VENICE, Fla. – High-profile Republicans are rushing to help salvage the party's hold on a Florida congressional seat that likely would have been secure had Katherine Harris been the incumbent.
With Harris leaving the seat to make a bid for the U.S. Senate, despite her party's initial disapproval, Florida's politically conservative 13th District is threatening to fall into the hands of Democrats.
The prospect of a GOP loss brought Gov. Jeb Bush, Sen. Mel Martinez and Massachusetts Gov. Mitt Romney here Thursday to campaign for businessman Vern Buchanan, whose internal polls show him trailing slightly.
Even after spending about $5 million — more than half of that from his own pocket — Buchanan is beginning a string of events that Republicans hope will push him past Democrat Christine Jennings, a former bank executive.
"He's a good man. He's proven himself committed to this community and he believes in the bedrock principles of our party," Bush said.
Democrats need to pick up 15 seats to take control of the House.

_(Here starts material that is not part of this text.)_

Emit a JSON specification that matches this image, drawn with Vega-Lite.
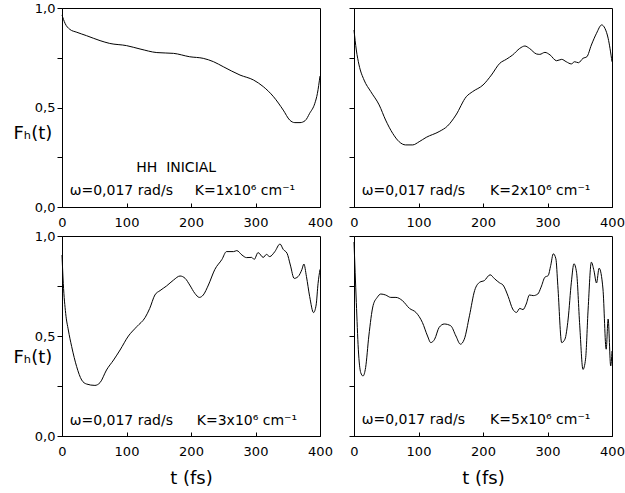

Bush's brother, President Bush, is flying to the district Tuesday, the day after the president's top political adviser, Karl Rove, hosts a Washington fundraiser for Buchanan.
Buchanan, who owns an auto dealership among other business interests, is struggling in the heavily Republican district largely because of attacks in the primary, which he won with 32 percent of the vote in a five-way race. Jennings has continued the attacks, suggesting that Buchanan has had corrupt business dealings. Her campaign did not respond to a call seeking comment.
Buchanan said his business dealings have been legitimate and the attacks are a distortion. He said he is wealthy enough that he can be independent.
"You can't buy me. I don't need the money that's up in Washington," he said. "I'm not going up there for some guy to buy me lunch."
Martinez also defended him from the attacks, saying that anyone in business will have disputes from time to time that need to be resolved by lawyers.
"The sad part about of the charges is there's so little to them. There's such a veneer of nothing," Martinez said. "He's a good, honest, ethical man."
Harris, who oversaw the 2000 presidential recount as Florida's secretary of state, is badly trailing incumbent Democrat Bill Nelson in polls and fundraising.
At one point, Gov. Bush publicly said he didn't think she could beat Nelson, and party leaders tried to persuade others to run against her for the nomination. She has served two terms in Congress.